- Chinese: 河山
- Hanyu Pinyin: Heshan
- Genre: Historical, military drama
- Written by: Han Fei Fang Zhan
- Directed by: Wang Xinjun
- Starring: Wang Xinjun Qin Hailu Han Li Wang Wenqi
- Country of origin: China
- Original language: Mandarin
- No. of seasons: 1
- No. of episodes: 50

Production
- Executive producer: Qin Hailu
- Production companies: Perfect World Beijing Qimei Film and Television Studio Hunan Television

Original release
- Network: Beijing Television
- Release: November 6, 2019

= Homeland (Chinese TV series) =

Homeland (河山) is a 2019 Chinese military drama television series directed by Wang Xinjun and produced by Qin Hailu. It stars Wang Xinjun, Qin Hailu, Han Li, and Wang Wenqi.
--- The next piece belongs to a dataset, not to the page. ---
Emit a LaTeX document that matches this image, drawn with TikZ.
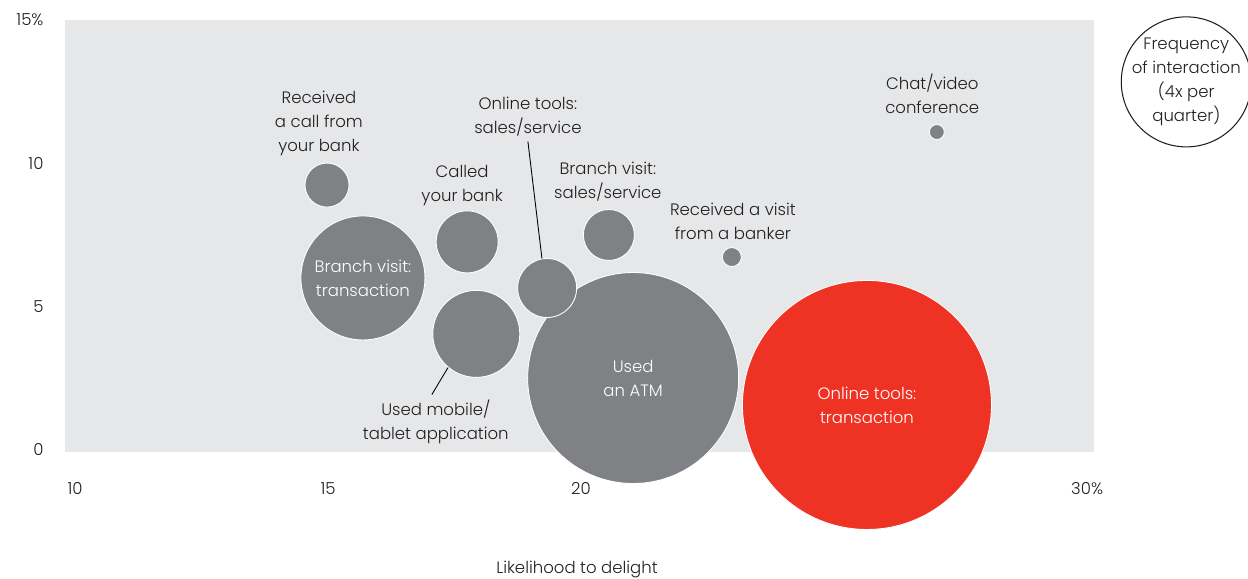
\documentclass[tikz,border=0pt]{standalone}
\usepackage{fontspec}
\setmainfont{Poppins}[UprightFont=* Light]
\definecolor{bubblegray}{RGB}{128,129,132}
\definecolor{panelgray}{RGB}{230,231,232}
\definecolor{delightred}{RGB}{238,50,36}
\definecolor{textgray}{RGB}{35,31,32}
\begin{document}
\begin{tikzpicture}[x=1.012cm,y=0.5733cm,
    every node/.style={font=\fontsize{9.4}{13.66}\selectfont,text=textgray,align=center},
    bubble/.style={circle,fill=bubblegray,draw=white,line width=0.5pt,inner sep=0pt,text=white},
    lbl/.style={inner sep=0pt}]
    \useasboundingbox (8.518,-4.4995) rectangle (33.18,15.696);
    \fill[panelgray] (9.8,-0.07) rectangle (30.14,15);
    \foreach \y/\t in {0/0,5/5,10/10,15/15\%}
        \node[anchor=east] (ytick\y) at (9.5,\y) {\t};
    \foreach \x/\t in {10/10,15/15,20/20,30/30\%}
        \node (xtick\x) at (\x,-1.36) {\t};
    \node (xtitle) at (19.92,-4.18) {Likelihood to delight};
    % bubbles, largest first
    \node[bubble,fill=delightred,minimum size=4.98cm] (otrans) at (25.65,1.57) {Online tools:\\transaction};
    \node[bubble,minimum size=4.22cm] (atm) at (21.03,2.51) {Used\\an ATM};
    \node[bubble,minimum size=2.48cm] (btrans) at (15.69,6.0) {Branch visit:\\transaction};
    \node[bubble,minimum size=1.74cm] (mobile) at (17.93,4.05) {};
    \node[bubble,minimum size=1.24cm] (called) at (17.75,7.26) {};
    \node[bubble,minimum size=1.18cm] (osales) at (19.33,5.65) {};
    \node[bubble,minimum size=1.02cm] (bsales) at (20.55,7.50) {};
    \node[bubble,minimum size=0.88cm] (call) at (14.98,9.24) {};
    \node[bubble,minimum size=0.38cm] (banker) at (22.98,6.73) {};
    \node[bubble,minimum size=0.30cm] (chat) at (27.03,11.09) {};
    % labels
    \node[lbl] (calllbl) at (14.82,11.38) {Received\\a call from\\your bank};
    \node[lbl] (calledlbl) at (17.65,9.21) {Called\\your bank};
    \node[lbl] (osaleslbl) at (18.95,11.64) {Online tools:\\sales/service};
    \node[lbl] (bsaleslbl) at (20.53,9.37) {Branch visit:\\sales/service};
    \node[lbl] (bankerlbl) at (23.0,7.99) {Received a visit\\from a banker};
    \node[lbl] (chatlbl) at (26.94,12.42) {Chat/video\\conference};
    \node[lbl] (mobilelbl) at (17.13,0.98) {Used mobile/\\tablet application};
    \draw[line width=0.5pt] ([yshift=-3pt]osaleslbl.south) -- (osales.100);
    \draw[line width=0.5pt] (mobile.230) -- ([xshift=-0.08cm,yshift=0.1cm]mobilelbl.north);
    % legend
    \node[circle,draw=textgray,line width=0.6pt,minimum size=2.6cm,inner sep=0pt] (freq) at (31.96,12.84) {};
    \node[lbl] (freqlbl) at (freq) {Frequency\\of interaction\\(4x per\\quarter)};
\end{tikzpicture}
\end{document}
The series premiered on Beijing Television on November 6, 2019. The series focuses on the life of Wei Dahe, a commander of the Counter-Japanese Guerrillas, dies bravely to defend China during the Second Sino-Japanese War.

==Cast==
===Main===
- Wang Xinjun as Wei Dahe
- Qin Hailu as Jiang Yazhen
- Han Li as Gao Xiaoshan
- Wang Wenqi as Cui Gu

===Supporting===
- Li Xuejian as Wei Xiluo, father of Wei Dahe.
- Wei Qing as Mother
- Zhang Jiayi as Jian Xiuzhang
- Xin Baiqing as Fu Yang
- You Yong as Commander Song
- Liu Xiaoning as Commander Wei
- Shen Junyi as Jiang Huaizhu
- Wang Hui as Duan Dewu
- Zhao Liang as Fan Chengzhang
- Shi Zhaoqi as Division Commander Feng
- Sang Mingsheng as Ye Xianzhi
- Xu Leizhi as Xu Peizong
- Sun Dachuan as Li Daqiao
- Gao Xinsheng as Wang Sanxi
- Jin Tiefeng as Japanese military officer.

==Soundtrack==

| No. | Title | Lyrics | Music | Singer(s) | Length |
|---|---|---|---|---|---|
| 1. | "Homeland (河山)" (Opening theme) | Liu Chang | Tan Xuan | Jin Runji |  |
| 3. | "Feelings on the Grassland (原上情)" (Interlude) | Liu Chang | Tan Xuan | Mi Jing |  |

==Production==
Shooting began on September 9, 2018 in Yuci, Shanxi and ended on April 3, 2019.